Melissa Schneider, Artist, Savannah, Georgia
My fascination with photography began with a high school graduation gift, a Canon 35mm SLR camera, and has continued throughout my life. After majoring in art and architecture at Eastern Michigan University, the learned principles and elements of design strengthened my skills across many artistic aspects - from jewelry making to watercolors - before I picked up my camera again.
While working as the Homes Editor for Savannah magazine I served as photo stylist and assistant to well-known architectural photographer Richard Leo Johnson. I consider that four-year experience to be my photography master class, a time of growth and development as an observer of my surroundings, and as an artist capturing composition and light within a camera frame.
Moved by the delicate beauty of coastal Georgia and South Carolina, intrigued by the mystery of the off-beaten path of Savannah's Historic District, these luminescent, moody subjects were perfect for a new-found medium, photo encaustics. In 2008, I began experimenting with pairing the contemporary art of digital photography with the ancient medium of encaustic painting. I was attracted to the transformation that the encaustic wax medium allows - soft edges and a cloudy, romantic feeling - particularly since this is accomplished with a natural substance, beeswax, instead of digital manipulation to the photograph.

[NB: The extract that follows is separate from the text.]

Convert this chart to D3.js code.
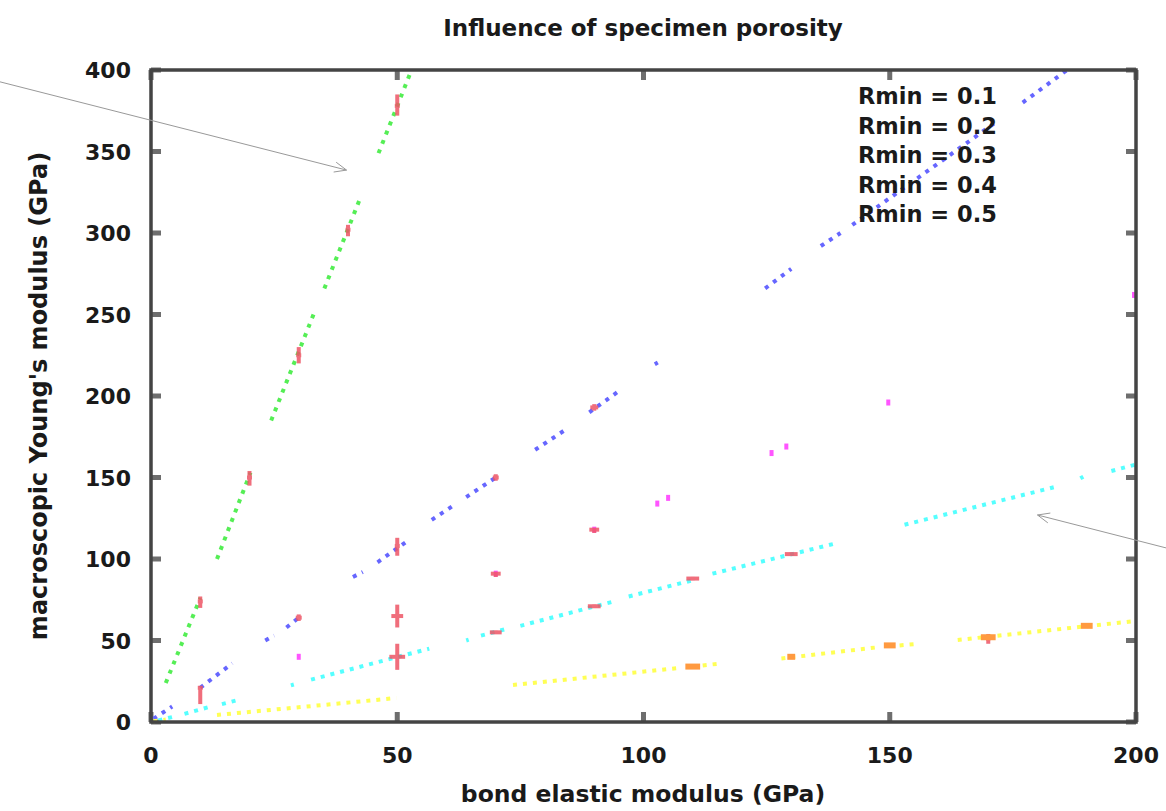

The methodical steps of creating a photo encaustic piece provide great satisfaction. From selecting special photographic papers, toning and printing the Images individually, and adhering them to a handcrafted board; to carefully layering the melted encaustic medium and removing the bubbles with a hot palette knife; to finally applying the glazes. Each step demands a keen eye, careful attention to detail and, of course, love of creating art.
The greatest exhilaration still comes from the simple act of walking quiet streets or sunny beaches with my camera In hand, racing home to download my images and view my days work, and finding the little bits magic.